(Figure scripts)
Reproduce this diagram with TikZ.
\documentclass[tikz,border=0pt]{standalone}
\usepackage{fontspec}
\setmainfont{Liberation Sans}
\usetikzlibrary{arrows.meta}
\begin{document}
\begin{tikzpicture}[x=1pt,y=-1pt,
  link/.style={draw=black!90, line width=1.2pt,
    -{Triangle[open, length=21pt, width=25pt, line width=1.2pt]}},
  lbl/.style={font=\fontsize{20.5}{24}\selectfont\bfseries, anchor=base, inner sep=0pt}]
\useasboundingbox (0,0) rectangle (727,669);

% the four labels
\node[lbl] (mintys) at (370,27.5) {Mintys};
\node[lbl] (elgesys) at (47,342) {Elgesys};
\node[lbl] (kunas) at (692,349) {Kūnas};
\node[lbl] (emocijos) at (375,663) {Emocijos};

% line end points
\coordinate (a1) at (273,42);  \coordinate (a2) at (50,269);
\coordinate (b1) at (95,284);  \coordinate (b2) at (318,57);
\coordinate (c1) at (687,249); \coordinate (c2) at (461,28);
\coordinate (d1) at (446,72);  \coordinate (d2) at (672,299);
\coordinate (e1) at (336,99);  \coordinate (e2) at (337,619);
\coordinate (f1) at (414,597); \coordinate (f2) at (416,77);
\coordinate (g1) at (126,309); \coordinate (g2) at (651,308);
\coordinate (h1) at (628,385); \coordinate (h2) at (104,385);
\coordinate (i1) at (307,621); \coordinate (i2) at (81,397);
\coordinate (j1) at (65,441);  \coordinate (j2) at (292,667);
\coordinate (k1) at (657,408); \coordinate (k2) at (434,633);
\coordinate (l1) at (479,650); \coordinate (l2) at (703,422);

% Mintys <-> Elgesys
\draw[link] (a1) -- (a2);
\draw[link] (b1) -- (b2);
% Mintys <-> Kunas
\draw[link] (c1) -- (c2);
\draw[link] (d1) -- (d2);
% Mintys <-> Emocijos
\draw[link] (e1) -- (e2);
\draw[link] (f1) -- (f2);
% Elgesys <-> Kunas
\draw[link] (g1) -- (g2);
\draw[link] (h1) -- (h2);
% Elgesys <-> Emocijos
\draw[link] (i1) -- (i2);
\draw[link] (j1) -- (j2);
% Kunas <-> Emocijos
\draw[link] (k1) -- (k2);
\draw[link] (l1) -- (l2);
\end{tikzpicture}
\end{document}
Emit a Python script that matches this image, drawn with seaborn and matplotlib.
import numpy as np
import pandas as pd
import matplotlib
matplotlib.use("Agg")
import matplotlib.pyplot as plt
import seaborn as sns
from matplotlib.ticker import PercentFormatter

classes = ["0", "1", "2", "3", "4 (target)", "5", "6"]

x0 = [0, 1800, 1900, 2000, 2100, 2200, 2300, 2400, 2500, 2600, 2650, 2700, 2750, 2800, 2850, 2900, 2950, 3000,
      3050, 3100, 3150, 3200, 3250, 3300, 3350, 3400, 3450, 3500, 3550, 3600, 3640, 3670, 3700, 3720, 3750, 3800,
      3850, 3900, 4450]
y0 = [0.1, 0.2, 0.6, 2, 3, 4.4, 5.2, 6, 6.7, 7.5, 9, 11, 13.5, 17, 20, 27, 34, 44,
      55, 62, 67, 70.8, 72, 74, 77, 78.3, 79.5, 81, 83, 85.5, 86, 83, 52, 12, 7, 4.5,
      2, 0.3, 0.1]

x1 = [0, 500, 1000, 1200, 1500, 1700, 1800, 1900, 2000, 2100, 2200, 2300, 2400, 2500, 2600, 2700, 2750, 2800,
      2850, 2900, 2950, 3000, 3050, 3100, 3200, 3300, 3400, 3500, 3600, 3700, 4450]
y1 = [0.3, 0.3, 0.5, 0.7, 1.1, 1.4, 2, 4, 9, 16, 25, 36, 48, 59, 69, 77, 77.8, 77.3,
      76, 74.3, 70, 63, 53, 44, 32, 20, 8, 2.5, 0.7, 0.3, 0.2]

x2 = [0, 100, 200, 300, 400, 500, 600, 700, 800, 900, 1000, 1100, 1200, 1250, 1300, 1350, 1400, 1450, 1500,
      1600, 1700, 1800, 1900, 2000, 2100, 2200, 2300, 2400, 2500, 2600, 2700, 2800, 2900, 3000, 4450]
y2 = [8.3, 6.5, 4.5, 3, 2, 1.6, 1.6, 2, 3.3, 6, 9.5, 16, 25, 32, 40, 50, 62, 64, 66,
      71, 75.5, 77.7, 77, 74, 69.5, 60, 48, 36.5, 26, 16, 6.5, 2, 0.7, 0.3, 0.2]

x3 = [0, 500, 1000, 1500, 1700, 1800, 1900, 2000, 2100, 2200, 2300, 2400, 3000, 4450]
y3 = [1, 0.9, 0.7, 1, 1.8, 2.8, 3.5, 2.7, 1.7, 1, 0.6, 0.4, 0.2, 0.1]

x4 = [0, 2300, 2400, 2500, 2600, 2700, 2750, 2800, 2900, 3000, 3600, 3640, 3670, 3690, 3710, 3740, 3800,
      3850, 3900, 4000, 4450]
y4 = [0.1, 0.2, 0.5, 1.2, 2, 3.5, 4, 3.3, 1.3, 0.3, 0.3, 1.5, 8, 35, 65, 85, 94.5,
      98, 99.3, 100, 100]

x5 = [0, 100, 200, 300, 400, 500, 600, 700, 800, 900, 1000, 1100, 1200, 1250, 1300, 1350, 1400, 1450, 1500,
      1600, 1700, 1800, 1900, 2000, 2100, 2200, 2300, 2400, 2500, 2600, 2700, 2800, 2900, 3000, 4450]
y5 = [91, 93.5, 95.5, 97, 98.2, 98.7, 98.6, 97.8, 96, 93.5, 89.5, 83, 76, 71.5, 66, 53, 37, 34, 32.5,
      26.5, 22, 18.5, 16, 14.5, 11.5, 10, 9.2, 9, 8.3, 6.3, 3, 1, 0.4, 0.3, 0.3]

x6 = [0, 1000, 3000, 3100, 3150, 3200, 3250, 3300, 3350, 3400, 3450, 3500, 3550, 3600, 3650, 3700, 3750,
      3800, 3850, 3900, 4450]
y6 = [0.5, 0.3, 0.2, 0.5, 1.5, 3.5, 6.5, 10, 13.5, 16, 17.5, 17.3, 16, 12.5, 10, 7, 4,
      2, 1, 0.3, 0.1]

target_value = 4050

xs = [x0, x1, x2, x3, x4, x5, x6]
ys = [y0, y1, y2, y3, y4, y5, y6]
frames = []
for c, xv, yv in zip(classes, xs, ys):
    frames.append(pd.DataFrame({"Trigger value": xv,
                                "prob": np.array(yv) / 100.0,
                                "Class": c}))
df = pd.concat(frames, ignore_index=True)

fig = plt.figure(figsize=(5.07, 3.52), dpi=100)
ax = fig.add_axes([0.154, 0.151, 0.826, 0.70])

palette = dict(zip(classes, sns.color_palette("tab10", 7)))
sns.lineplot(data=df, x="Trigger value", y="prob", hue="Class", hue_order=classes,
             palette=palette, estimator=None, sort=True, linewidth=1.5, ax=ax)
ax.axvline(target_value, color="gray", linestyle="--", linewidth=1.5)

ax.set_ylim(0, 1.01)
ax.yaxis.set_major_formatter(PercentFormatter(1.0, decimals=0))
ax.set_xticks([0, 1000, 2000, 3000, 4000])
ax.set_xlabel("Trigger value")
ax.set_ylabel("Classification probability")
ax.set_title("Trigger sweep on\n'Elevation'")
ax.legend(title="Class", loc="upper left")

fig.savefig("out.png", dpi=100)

Prompt: Would you restate each of the entries word for word?

Exercise solution:
Reproduce this diagram with TikZ.
\documentclass[tikz,border=0pt]{standalone}
\usepackage{fontspec}
\setmainfont{Liberation Sans}
\usetikzlibrary{arrows.meta}
\begin{document}
\begin{tikzpicture}[x=1pt,y=-1pt,
  link/.style={draw=black!90, line width=1.2pt,
    -{Triangle[open, length=21pt, width=25pt, line width=1.2pt]}},
  lbl/.style={font=\fontsize{20.5}{24}\selectfont\bfseries, anchor=base, inner sep=0pt}]
\useasboundingbox (0,0) rectangle (727,669);

% the four labels
\node[lbl] (mintys) at (370,27.5) {Mintys};
\node[lbl] (elgesys) at (47,342) {Elgesys};
\node[lbl] (kunas) at (692,349) {Kūnas};
\node[lbl] (emocijos) at (375,663) {Emocijos};

% line end points
\coordinate (a1) at (273,42);  \coordinate (a2) at (50,269);
\coordinate (b1) at (95,284);  \coordinate (b2) at (318,57);
\coordinate (c1) at (687,249); \coordinate (c2) at (461,28);
\coordinate (d1) at (446,72);  \coordinate (d2) at (672,299);
\coordinate (e1) at (336,99);  \coordinate (e2) at (337,619);
\coordinate (f1) at (414,597); \coordinate (f2) at (416,77);
\coordinate (g1) at (126,309); \coordinate (g2) at (651,308);
\coordinate (h1) at (628,385); \coordinate (h2) at (104,385);
\coordinate (i1) at (307,621); \coordinate (i2) at (81,397);
\coordinate (j1) at (65,441);  \coordinate (j2) at (292,667);
\coordinate (k1) at (657,408); \coordinate (k2) at (434,633);
\coordinate (l1) at (479,650); \coordinate (l2) at (703,422);

% Mintys <-> Elgesys
\draw[link] (a1) -- (a2);
\draw[link] (b1) -- (b2);
% Mintys <-> Kunas
\draw[link] (c1) -- (c2);
\draw[link] (d1) -- (d2);
% Mintys <-> Emocijos
\draw[link] (e1) -- (e2);
\draw[link] (f1) -- (f2);
% Elgesys <-> Kunas
\draw[link] (g1) -- (g2);
\draw[link] (h1) -- (h2);
% Elgesys <-> Emocijos
\draw[link] (i1) -- (i2);
\draw[link] (j1) -- (j2);
% Kunas <-> Emocijos
\draw[link] (k1) -- (k2);
\draw[link] (l1) -- (l2);
\end{tikzpicture}
\end{document}
Emit a Python script that matches this image, drawn with seaborn and matplotlib.
import numpy as np
import pandas as pd
import matplotlib
matplotlib.use("Agg")
import matplotlib.pyplot as plt
import seaborn as sns
from matplotlib.ticker import PercentFormatter

classes = ["0", "1", "2", "3", "4 (target)", "5", "6"]

x0 = [0, 1800, 1900, 2000, 2100, 2200, 2300, 2400, 2500, 2600, 2650, 2700, 2750, 2800, 2850, 2900, 2950, 3000,
      3050, 3100, 3150, 3200, 3250, 3300, 3350, 3400, 3450, 3500, 3550, 3600, 3640, 3670, 3700, 3720, 3750, 3800,
      3850, 3900, 4450]
y0 = [0.1, 0.2, 0.6, 2, 3, 4.4, 5.2, 6, 6.7, 7.5, 9, 11, 13.5, 17, 20, 27, 34, 44,
      55, 62, 67, 70.8, 72, 74, 77, 78.3, 79.5, 81, 83, 85.5, 86, 83, 52, 12, 7, 4.5,
      2, 0.3, 0.1]

x1 = [0, 500, 1000, 1200, 1500, 1700, 1800, 1900, 2000, 2100, 2200, 2300, 2400, 2500, 2600, 2700, 2750, 2800,
      2850, 2900, 2950, 3000, 3050, 3100, 3200, 3300, 3400, 3500, 3600, 3700, 4450]
y1 = [0.3, 0.3, 0.5, 0.7, 1.1, 1.4, 2, 4, 9, 16, 25, 36, 48, 59, 69, 77, 77.8, 77.3,
      76, 74.3, 70, 63, 53, 44, 32, 20, 8, 2.5, 0.7, 0.3, 0.2]

x2 = [0, 100, 200, 300, 400, 500, 600, 700, 800, 900, 1000, 1100, 1200, 1250, 1300, 1350, 1400, 1450, 1500,
      1600, 1700, 1800, 1900, 2000, 2100, 2200, 2300, 2400, 2500, 2600, 2700, 2800, 2900, 3000, 4450]
y2 = [8.3, 6.5, 4.5, 3, 2, 1.6, 1.6, 2, 3.3, 6, 9.5, 16, 25, 32, 40, 50, 62, 64, 66,
      71, 75.5, 77.7, 77, 74, 69.5, 60, 48, 36.5, 26, 16, 6.5, 2, 0.7, 0.3, 0.2]

x3 = [0, 500, 1000, 1500, 1700, 1800, 1900, 2000, 2100, 2200, 2300, 2400, 3000, 4450]
y3 = [1, 0.9, 0.7, 1, 1.8, 2.8, 3.5, 2.7, 1.7, 1, 0.6, 0.4, 0.2, 0.1]

x4 = [0, 2300, 2400, 2500, 2600, 2700, 2750, 2800, 2900, 3000, 3600, 3640, 3670, 3690, 3710, 3740, 3800,
      3850, 3900, 4000, 4450]
y4 = [0.1, 0.2, 0.5, 1.2, 2, 3.5, 4, 3.3, 1.3, 0.3, 0.3, 1.5, 8, 35, 65, 85, 94.5,
      98, 99.3, 100, 100]

x5 = [0, 100, 200, 300, 400, 500, 600, 700, 800, 900, 1000, 1100, 1200, 1250, 1300, 1350, 1400, 1450, 1500,
      1600, 1700, 1800, 1900, 2000, 2100, 2200, 2300, 2400, 2500, 2600, 2700, 2800, 2900, 3000, 4450]
y5 = [91, 93.5, 95.5, 97, 98.2, 98.7, 98.6, 97.8, 96, 93.5, 89.5, 83, 76, 71.5, 66, 53, 37, 34, 32.5,
      26.5, 22, 18.5, 16, 14.5, 11.5, 10, 9.2, 9, 8.3, 6.3, 3, 1, 0.4, 0.3, 0.3]

x6 = [0, 1000, 3000, 3100, 3150, 3200, 3250, 3300, 3350, 3400, 3450, 3500, 3550, 3600, 3650, 3700, 3750,
      3800, 3850, 3900, 4450]
y6 = [0.5, 0.3, 0.2, 0.5, 1.5, 3.5, 6.5, 10, 13.5, 16, 17.5, 17.3, 16, 12.5, 10, 7, 4,
      2, 1, 0.3, 0.1]

target_value = 4050

xs = [x0, x1, x2, x3, x4, x5, x6]
ys = [y0, y1, y2, y3, y4, y5, y6]
frames = []
for c, xv, yv in zip(classes, xs, ys):
    frames.append(pd.DataFrame({"Trigger value": xv,
                                "prob": np.array(yv) / 100.0,
                                "Class": c}))
df = pd.concat(frames, ignore_index=True)

fig = plt.figure(figsize=(5.07, 3.52), dpi=100)
ax = fig.add_axes([0.154, 0.151, 0.826, 0.70])

palette = dict(zip(classes, sns.color_palette("tab10", 7)))
sns.lineplot(data=df, x="Trigger value", y="prob", hue="Class", hue_order=classes,
             palette=palette, estimator=None, sort=True, linewidth=1.5, ax=ax)
ax.axvline(target_value, color="gray", linestyle="--", linewidth=1.5)

ax.set_ylim(0, 1.01)
ax.yaxis.set_major_formatter(PercentFormatter(1.0, decimals=0))
ax.set_xticks([0, 1000, 2000, 3000, 4000])
ax.set_xlabel("Trigger value")
ax.set_ylabel("Classification probability")
ax.set_title("Trigger sweep on\n'Elevation'")
ax.legend(title="Class", loc="upper left")

fig.savefig("out.png", dpi=100)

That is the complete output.